Enabling Hive EMRFS S3 optimized committer

The Hive EMRFS S3 Optimized Committer is an alternative way using which EMR Hive writes files for insert queries when using EMRFS. The Committer eliminates list and rename operations done on Amazon S3 and improves application’s performance. The feature is available beginning with EMR 5.34 and EMR 6.5.

Enabling the committer

If you want to enable EMR Hive to use HiveEMRFSOptimizedCommitter to commit data as the default for all Hive managed and external tables, use the following hive-site configuration in EMR 6.5.0 or EMR 5.34.0 clusters.

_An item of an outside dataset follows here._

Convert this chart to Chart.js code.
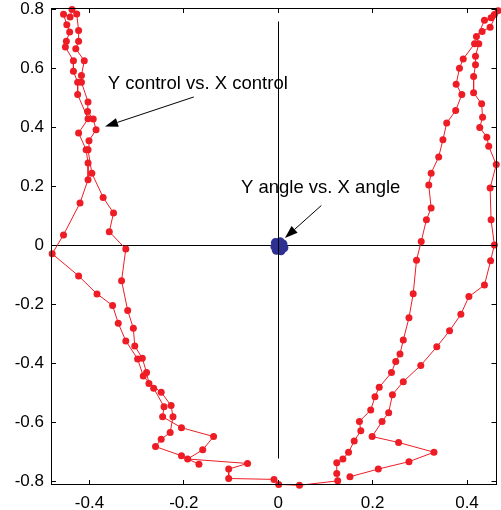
<!DOCTYPE html>
<html>
<head>
<meta charset="utf-8">
<script src="https://cdn.jsdelivr.net/npm/chart.js@4/dist/chart.umd.min.js"></script>
<style>
  html, body { margin: 0; padding: 0; background: #fff; overflow: hidden; }
</style>
</head>
<body>
<canvas id="chart" width="501" height="510"></canvas>
<script>
// --- data ---
const controlX = [
  -0.168, -0.205, -0.260, -0.248, -0.229, -0.223, -0.227, -0.248, -0.274, -0.279,
  -0.288, -0.304, -0.307, -0.319, -0.332, -0.323,
  -0.358, -0.349, -0.371, -0.395, -0.403, -0.401, -0.386, -0.392, -0.404, -0.403,
  -0.417, -0.417, -0.411, -0.429, -0.423, -0.423, -0.427, -0.437, -0.441, -0.455,
  -0.448, -0.442, -0.449, -0.451, -0.434, -0.434, -0.425, -0.425, -0.403, -0.423,
  -0.407, -0.403, -0.403, -0.420, -0.455, -0.479,
  -0.423, -0.384, -0.351, -0.339, -0.323, -0.298, -0.286, -0.264, -0.242, -0.245,
  -0.205, -0.137, -0.160, -0.192, -0.065, -0.105, -0.105, -0.009, 0.001, 0.045,
  0.126, 0.124, 0.124,
  0.137, 0.149, 0.161, 0.175, 0.172, 0.196, 0.205, 0.214, 0.240, 0.249,
  0.258, 0.265, 0.277, 0.286, 0.293, 0.303, 0.314, 0.324, 0.319, 0.324,
  0.340, 0.349, 0.357, 0.376, 0.389, 0.377, 0.384, 0.392, 0.416, 0.437,
  0.451, 0.458, 0.466,
  0.449, 0.432, 0.420, 0.425, 0.418, 0.418, 0.414, 0.414, 0.431, 0.433,
  0.427, 0.442, 0.446, 0.462, 0.449, 0.451, 0.458, 0.450, 0.437, 0.404,
  0.387, 0.363, 0.336, 0.302, 0.265, 0.242, 0.234, 0.220, 0.199, 0.255,
  0.330, 0.277, 0.212, 0.152
];
const controlY = [
  -0.741, -0.712, -0.681, -0.656, -0.633, -0.580, -0.542, -0.497, -0.467, -0.430,
  -0.382, -0.340, -0.280, -0.220, -0.119, -0.012,
  0.047, 0.110, 0.163, 0.245, 0.324, 0.355, 0.392, 0.428, 0.454, 0.486,
  0.553, 0.576, 0.626, 0.666, 0.692, 0.728, 0.784, 0.799, 0.774, 0.783,
  0.748, 0.723, 0.692, 0.672, 0.626, 0.590, 0.553, 0.511, 0.429, 0.381,
  0.324, 0.279, 0.223, 0.144, 0.036, -0.028,
  -0.103, -0.164, -0.203, -0.263, -0.323, -0.384, -0.442, -0.483, -0.546, -0.580,
  -0.617, -0.647, -0.692, -0.723, -0.738, -0.757, -0.789, -0.792, -0.809, -0.812,
  -0.797, -0.772, -0.736,
  -0.723, -0.700, -0.662, -0.627, -0.596, -0.557, -0.512, -0.480, -0.430, -0.393,
  -0.367, -0.320, -0.245, -0.163, -0.050, 0.014, 0.087, 0.127, 0.205, 0.245,
  0.300, 0.358, 0.415, 0.457, 0.511, 0.546, 0.600, 0.632, 0.683, 0.763,
  0.771, 0.782, 0.795,
  0.739, 0.725, 0.708, 0.683, 0.641, 0.612, 0.572, 0.517, 0.480, 0.434,
  0.400, 0.367, 0.336, 0.274, 0.195, 0.087, 0.002, -0.052, -0.134, -0.173,
  -0.233, -0.289, -0.343, -0.406, -0.461, -0.505, -0.566, -0.596, -0.647, -0.667,
  -0.700, -0.732, -0.757, -0.783
];
const angleX = [-0.006, 0.004, 0.010, 0.012, 0.006, -0.004, -0.007, 0.002];
const angleY = [0.010, 0.013, 0.005, -0.008, -0.018, -0.016, -0.004, 0.000];

const xTicks = [-0.4, -0.2, 0, 0.2, 0.4];
const yTicks = [-0.8, -0.6, -0.4, -0.2, 0, 0.2, 0.4, 0.6, 0.8];
const xRange = [-0.4815, 0.4625];
const yRange = [-0.811, 0.8043];

// Fadenkreuz: waagrechte Linie y=0, senkrechte Linie x=0
const crossHX = [-0.4815, 0.4625];
const crossHY = [0, 0];
const crossVX = [0, 0];
const crossVY = [0.757, -0.72];

const RED = "#ee1c25";
const BLUE = "#2e3192";

const toPoints = (xs, ys) => xs.map((x, i) => ({ x: x, y: ys[i] }));

// Linie über die Skalen, auf halbe Pixel gelegt damit sie 1px dünn bleibt
function crispLine(chart, xs, ys) {
  const { ctx, scales } = chart;
  const snap = (p) => Math.floor(p) + 0.5;
  ctx.save();
  ctx.strokeStyle = "#000";
  ctx.lineWidth = 1;
  ctx.beginPath();
  ctx.moveTo(snap(scales.x.getPixelForValue(xs[0])), snap(scales.y.getPixelForValue(ys[0])));
  ctx.lineTo(snap(scales.x.getPixelForValue(xs[1])), snap(scales.y.getPixelForValue(ys[1])));
  ctx.stroke();
  ctx.restore();
}

// --- rahmen, innere ticks und beschriftungen ---
const framePlugin = {
  id: "frame",
  beforeDatasetsDraw(chart) {
    crispLine(chart, crossHX, crossHY);
  },
  afterDatasetsDraw(chart) {
    crispLine(chart, crossVX, crossVY);
  },
  afterDraw(chart) {
    const { ctx, chartArea: a, scales } = chart;
    const sx = scales.x, sy = scales.y;
    ctx.save();
    ctx.strokeStyle = "#000";
    ctx.lineWidth = 1;
    ctx.strokeRect(Math.round(a.left) + 0.5, Math.round(a.top) + 0.5,
      Math.round(a.right - a.left) - 1, Math.round(a.bottom - a.top) - 1);

    const tl = 5;
    ctx.beginPath();
    xTicks.forEach((v) => {
      const px = Math.floor(sx.getPixelForValue(v)) + 0.5;
      ctx.moveTo(px, a.top); ctx.lineTo(px, a.top + tl);
      ctx.moveTo(px, a.bottom); ctx.lineTo(px, a.bottom - tl);
    });
    yTicks.forEach((v) => {
      const py = Math.floor(sy.getPixelForValue(v)) + 0.5;
      ctx.moveTo(a.left, py); ctx.lineTo(a.left + tl, py);
      ctx.moveTo(a.right, py); ctx.lineTo(a.right - tl, py);
    });
    ctx.stroke();

    // Beschriftungen mit Pfeil
    const notes = [
      { text: "Y control vs. X control", tx: -0.361, ty: 0.531,
        from: [-0.179, 0.503], to: [-0.367, 0.403] },
      { text: "Y angle vs. X angle", tx: -0.079, ty: 0.179,
        from: [0.0914, 0.1356], to: [0.0141, 0.0251] },
    ];
    ctx.fillStyle = "#000";
    ctx.font = "18.5px 'Liberation Sans', Arial, sans-serif";
    ctx.textAlign = "left";
    ctx.textBaseline = "alphabetic";
    notes.forEach((n) => {
      ctx.fillText(n.text, sx.getPixelForValue(n.tx), sy.getPixelForValue(n.ty));
      const x0 = sx.getPixelForValue(n.from[0]), y0 = sy.getPixelForValue(n.from[1]);
      const x1 = sx.getPixelForValue(n.to[0]), y1 = sy.getPixelForValue(n.to[1]);
      const ang = Math.atan2(y1 - y0, x1 - x0);
      const hl = 13, hw = 4.5;
      const bx = x1 - hl * Math.cos(ang), by = y1 - hl * Math.sin(ang);
      ctx.beginPath();
      ctx.moveTo(x0, y0); ctx.lineTo(bx, by);
      ctx.stroke();
      ctx.beginPath();
      ctx.moveTo(x1, y1);
      ctx.lineTo(bx + hw * Math.sin(ang), by - hw * Math.cos(ang));
      ctx.lineTo(bx - hw * Math.sin(ang), by + hw * Math.cos(ang));
      ctx.closePath();
      ctx.fill();
    });
    ctx.restore();
  },
};

Chart.defaults.font.family = "'Liberation Sans', Arial, sans-serif";
Chart.defaults.font.size = 17;
Chart.defaults.color = "#000";

new Chart(document.getElementById("chart"), {
  type: "scatter",
  data: {
    datasets: [
      {
        data: toPoints(controlX, controlY),
        showLine: true,
        borderColor: RED,
        borderWidth: 1,
        backgroundColor: RED,
        pointRadius: 3.5,
        pointBorderWidth: 0,
        clip: false,
      },
      {
        data: toPoints(angleX, angleY),
        showLine: true,
        borderColor: BLUE,
        borderWidth: 1,
        backgroundColor: BLUE,
        pointRadius: 4.5,
        pointBorderWidth: 0,
        clip: false,
      },
    ],
  },
  options: {
    responsive: false,
    animation: false,
    events: [],
    layout: { padding: { top: 8, right: 2, left: 0, bottom: 0 } },
    plugins: { legend: { display: false }, tooltip: { enabled: false } },
    scales: {
      x: {
        type: "linear",
        min: xRange[0],
        max: xRange[1],
        grid: { display: false, drawTicks: false },
        border: { display: false },
        ticks: { padding: 8, maxRotation: 0, callback: (v) => String(v) },
        afterBuildTicks: (s) => { s.ticks = xTicks.map((v) => ({ value: v })); },
        afterFit: (s) => { s.height = 25; s.paddingLeft = 0; s.paddingRight = 0; },
      },
      y: {
        type: "linear",
        min: yRange[0],
        max: yRange[1],
        grid: { display: false, drawTicks: false },
        border: { display: false },
        ticks: { padding: 7, callback: (v) => String(v) },
        afterBuildTicks: (s) => { s.ticks = yTicks.map((v) => ({ value: v })); },
        afterFit: (s) => { s.width = 51; s.paddingTop = 0; s.paddingBottom = 0; },
      },
    },
  },
  plugins: [framePlugin],
});
</script>
</body>
</html>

[ { "classification": "hive-site", "properties": { "hive.blobstore.use.output-committer": "true" } } ]
Note

Do not turn this feature on when hive.exec.parallel is set to true.

Limitations

The following basic restrictions apply to tags:

  • Enabling Hive to merge small files automatically is not supported. The default Hive commit logic will be used even when the optimized committer is enabled.

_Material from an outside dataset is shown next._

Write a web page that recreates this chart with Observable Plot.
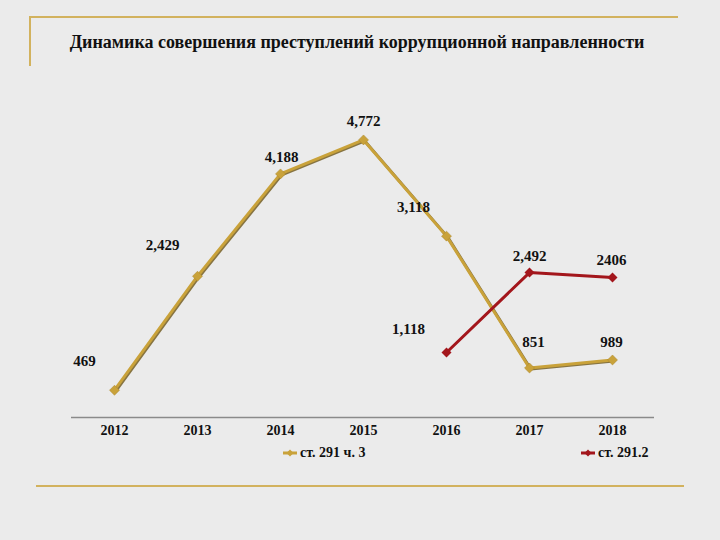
<!DOCTYPE html>
<html><head><meta charset="utf-8">
<script src="https://cdn.jsdelivr.net/npm/d3@7"></script>
<script src="https://cdn.jsdelivr.net/npm/@observablehq/plot@0.6"></script>
<style>
body{margin:0;background:#ebebeb;}
#wrap{position:relative;width:720px;height:540px;overflow:hidden;background:#ebebeb;font-family:"Liberation Serif","Times New Roman",serif;}
.deco{position:absolute;background:#d2b25e;}
#title{position:absolute;left:0;width:714px;top:32px;text-align:center;font-weight:bold;font-size:18px;color:#111;z-index:2;}
#chart{position:absolute;left:0;top:0;}
.leg{position:absolute;top:445px;font-weight:bold;font-size:14px;color:#111;display:flex;align-items:center;z-index:2;}
.leg svg{margin-right:2px;}
</style></head><body>
<div id="wrap">
  <div class="deco" style="left:30px;top:16px;width:648px;height:2px"></div>
  <div class="deco" style="left:29px;top:16px;width:2px;height:50px"></div>
  <div class="deco" style="left:36px;top:485px;width:648px;height:2px"></div>
  <div id="title">Динамика совершения преступлений коррупционной направленности</div>
  <div id="chart"></div>
  <div id="legend"></div>
</div>
<script>
const years = ["2012","2013","2014","2015","2016","2017","2018"];
const art291Values = [469, 2429, 4188, 4772, 3118, 851, 989];
const art291Labels = ["469","2,429","4,188","4,772","3,118","851","989"];
const art2912Years = ["2016","2017","2018"];
const art2912Values = [1118, 2492, 2406];
const art2912Labels = ["1,118","2,492","2406"];
const seriesNames = ["ст. 291 ч. 3","ст. 291.2"];

const gold = "#c9a23a", goldDark = "#6e5618", red = "#a3161c";
const s1 = years.map((y,i)=>({year:y, value:art291Values[i], label:art291Labels[i]}));
const s2 = art2912Years.map((y,i)=>({year:y, value:art2912Values[i], label:art2912Labels[i]}));

// label offsets (layout only)
const off1 = [[-30,-29],[-35,-31],[1,-17],[0,-19],[-33,-29],[4,-26],[-1,-18]];
const off2 = [[-38,-23],[0,-16],[-1,-17]];

const labelStyle = {fontSize:15, fontWeight:"bold", fill:"#111", fontFamily:"Liberation Serif, Times New Roman, serif"};

const marks = [
  Plot.ruleY([0], {stroke:"#8a8a8a", strokeWidth:1.5}),
  Plot.line(s1, {x:"year", y:"value", stroke:goldDark, strokeWidth:3, dx:1.2, dy:1, strokeOpacity:0.8}),
  Plot.line(s1, {x:"year", y:"value", stroke:gold, strokeWidth:3}),
  Plot.dot(s1, {x:"year", y:"value", symbol:"diamond2", r:4.5, fill:gold, stroke:"#a8842a", strokeWidth:0.5}),
  Plot.line(s2, {x:"year", y:"value", stroke:red, strokeWidth:3}),
  Plot.dot(s2, {x:"year", y:"value", symbol:"diamond2", r:4.5, fill:red}),
  ...s1.map((d,i)=>Plot.text([d], {x:"year", y:"value", text:"label", dx:off1[i][0], dy:off1[i][1], ...labelStyle})),
  ...s2.map((d,i)=>Plot.text([d], {x:"year", y:"value", text:"label", dx:off2[i][0], dy:off2[i][1], ...labelStyle})),
  Plot.axisX({tickSize:0, tickPadding:8, fontSize:14, fontWeight:"bold", label:null, fill:"#111"})
];

const chart = Plot.plot({
  width:720, height:540,
  marginLeft:71, marginRight:66, marginTop:68, marginBottom:123,
  style:{background:"transparent", fontFamily:"Liberation Serif, Times New Roman, serif", color:"#111"},
  x:{type:"point", domain:years, padding:0.5},
  y:{domain:[0,6000], axis:null},
  marks
});
document.getElementById("chart").appendChild(chart);

const legendColors = [gold, red];
const legendLeft = [282, 580];
seriesNames.forEach((name,i)=>{
  const div = document.createElement("div");
  div.className = "leg";
  div.style.left = legendLeft[i] + "px";
  div.innerHTML = `<svg width="16" height="12"><line x1="1" y1="6" x2="15" y2="6" stroke="${legendColors[i]}" stroke-width="3"/><path d="M8 2.5 L11.5 6 L8 9.5 L4.5 6Z" fill="${legendColors[i]}"/></svg><span>${name}</span>`;
  document.getElementById("legend").appendChild(div);
});
</script>
</body></html>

  • Hive ACID tables are not supported. The default Hive commit logic will be used even when the optimized committer is enabled.

  • File naming nomenclature for files written is changed from Hive’s <task_id>_<attempt_id>_<copy_n> to <task_id>_<attempt_id>_<copy_n>_<query_id>. For example, a file named

    s3://warehouse/table/partition=1/000000_0 will be changed to s3://warehouse/table/partition=1/000000_0-hadoop_20210714130459_ba7c23ec-5695-4947-9d98-8a40ef759222-1. The query_id here is a combination of the username, time stamp, and UUID.

  • When custom partitions are on different file systems (HDFS, S3), this feature is automatically disabled. The default Hive commit logic will be used when enabled.